Provided data:
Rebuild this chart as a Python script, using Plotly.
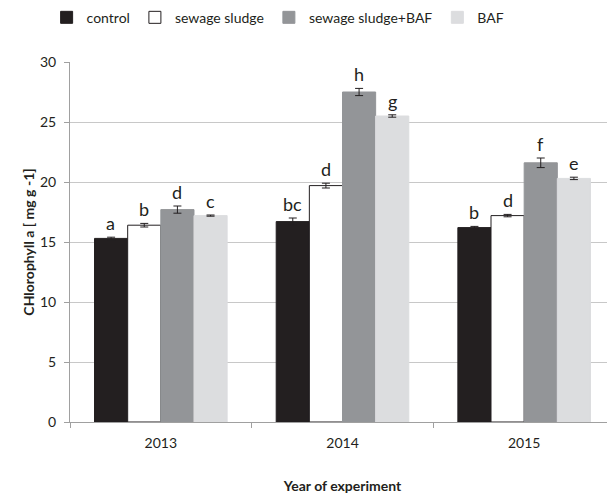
import plotly.graph_objects as go

years = ["2013", "2014", "2015"]
series = ["control", "sewage sludge", "sewage sludge+BAF", "BAF"]
values = {
    "control": [15.3, 16.7, 16.2],
    "sewage sludge": [16.4, 19.7, 17.2],
    "sewage sludge+BAF": [17.7, 27.5, 21.6],
    "BAF": [17.2, 25.5, 20.3],
}
errors = {
    "control": [0.1, 0.3, 0.1],
    "sewage sludge": [0.15, 0.2, 0.1],
    "sewage sludge+BAF": [0.3, 0.3, 0.4],
    "BAF": [0.05, 0.1, 0.1],
}
letters = {
    "control": ["a", "bc", "b"],
    "sewage sludge": ["b", "d", "d"],
    "sewage sludge+BAF": ["d", "h", "f"],
    "BAF": ["c", "g", "e"],
}
fills = {
    "control": "#231f20",
    "sewage sludge": "#ffffff",
    "sewage sludge+BAF": "#939598",
    "BAF": "#dcdddf",
}
lines = {
    "control": "#231f20",
    "sewage sludge": "#231f20",
    "sewage sludge+BAF": "#939598",
    "BAF": "#dcdddf",
}

FONT = "Lato"
fig = go.Figure()
for s in series:
    fig.add_trace(go.Bar(
        x=years, y=values[s], name=s,
        marker=dict(color=fills[s], line=dict(color=lines[s], width=1)),
        error_y=dict(type="data", array=errors[s], color="#231f20", thickness=1, width=4),
    ))

bar_px = 33.3
for i, s in enumerate(series):
    for j, yr in enumerate(years):
        fig.add_annotation(
            x=j, y=values[s][j] + errors[s][j], text=letters[s][j],
            showarrow=False, xshift=(i - 1.5) * bar_px, yshift=14,
            font=dict(family=FONT, size=18, color="#231f20"),
        )

# page body has an 8px margin, so the figure is sized/offset to compensate
fig.update_layout(
    width=607, height=487,
    margin=dict(l=62, r=0, t=54, b=73),
    paper_bgcolor="white", plot_bgcolor="white",
    barmode="group", bargap=0.27, bargroupgap=0,
    font=dict(family=FONT, size=14, color="#231f20"),
    legend=dict(orientation="h", xref="container", x=0.445, xanchor="center",
                yref="container", y=0.98, yanchor="middle",
                font=dict(family=FONT, size=14), itemwidth=30, traceorder="normal"),
    xaxis=dict(type="category", showline=True, linecolor="#a0a0a0", ticks="outside",
               tickson="boundaries", tickcolor="#a0a0a0", ticklen=5, tickfont=dict(size=14),
               ticklabelstandoff=8,
               title=dict(text="<b>Year of experiment</b>", font=dict(size=14), standoff=31)),
    yaxis=dict(range=[0, 30], dtick=5, showline=True, linecolor="#a0a0a0",
               gridcolor="#c8c8c8", ticks="outside", tickcolor="#a0a0a0", ticklen=5,
               zeroline=False, tickfont=dict(size=14), ticklabelstandoff=5,
               title=dict(text="<b>CHlorophyll a [ mg g -1]</b>", font=dict(size=14), standoff=2)),
)
fig.write_html("out.html")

Problem to solve: Drop the images and repeat the data exactly.

Final result:
Rebuild this chart as a Python script, using Plotly.
import plotly.graph_objects as go

years = ["2013", "2014", "2015"]
series = ["control", "sewage sludge", "sewage sludge+BAF", "BAF"]
values = {
    "control": [15.3, 16.7, 16.2],
    "sewage sludge": [16.4, 19.7, 17.2],
    "sewage sludge+BAF": [17.7, 27.5, 21.6],
    "BAF": [17.2, 25.5, 20.3],
}
errors = {
    "control": [0.1, 0.3, 0.1],
    "sewage sludge": [0.15, 0.2, 0.1],
    "sewage sludge+BAF": [0.3, 0.3, 0.4],
    "BAF": [0.05, 0.1, 0.1],
}
letters = {
    "control": ["a", "bc", "b"],
    "sewage sludge": ["b", "d", "d"],
    "sewage sludge+BAF": ["d", "h", "f"],
    "BAF": ["c", "g", "e"],
}
fills = {
    "control": "#231f20",
    "sewage sludge": "#ffffff",
    "sewage sludge+BAF": "#939598",
    "BAF": "#dcdddf",
}
lines = {
    "control": "#231f20",
    "sewage sludge": "#231f20",
    "sewage sludge+BAF": "#939598",
    "BAF": "#dcdddf",
}

FONT = "Lato"
fig = go.Figure()
for s in series:
    fig.add_trace(go.Bar(
        x=years, y=values[s], name=s,
        marker=dict(color=fills[s], line=dict(color=lines[s], width=1)),
        error_y=dict(type="data", array=errors[s], color="#231f20", thickness=1, width=4),
    ))

bar_px = 33.3
for i, s in enumerate(series):
    for j, yr in enumerate(years):
        fig.add_annotation(
            x=j, y=values[s][j] + errors[s][j], text=letters[s][j],
            showarrow=False, xshift=(i - 1.5) * bar_px, yshift=14,
            font=dict(family=FONT, size=18, color="#231f20"),
        )

# page body has an 8px margin, so the figure is sized/offset to compensate
fig.update_layout(
    width=607, height=487,
    margin=dict(l=62, r=0, t=54, b=73),
    paper_bgcolor="white", plot_bgcolor="white",
    barmode="group", bargap=0.27, bargroupgap=0,
    font=dict(family=FONT, size=14, color="#231f20"),
    legend=dict(orientation="h", xref="container", x=0.445, xanchor="center",
                yref="container", y=0.98, yanchor="middle",
                font=dict(family=FONT, size=14), itemwidth=30, traceorder="normal"),
    xaxis=dict(type="category", showline=True, linecolor="#a0a0a0", ticks="outside",
               tickson="boundaries", tickcolor="#a0a0a0", ticklen=5, tickfont=dict(size=14),
               ticklabelstandoff=8,
               title=dict(text="<b>Year of experiment</b>", font=dict(size=14), standoff=31)),
    yaxis=dict(range=[0, 30], dtick=5, showline=True, linecolor="#a0a0a0",
               gridcolor="#c8c8c8", ticks="outside", tickcolor="#a0a0a0", ticklen=5,
               zeroline=False, tickfont=dict(size=14), ticklabelstandoff=5,
               title=dict(text="<b>CHlorophyll a [ mg g -1]</b>", font=dict(size=14), standoff=2)),
)
fig.write_html("out.html")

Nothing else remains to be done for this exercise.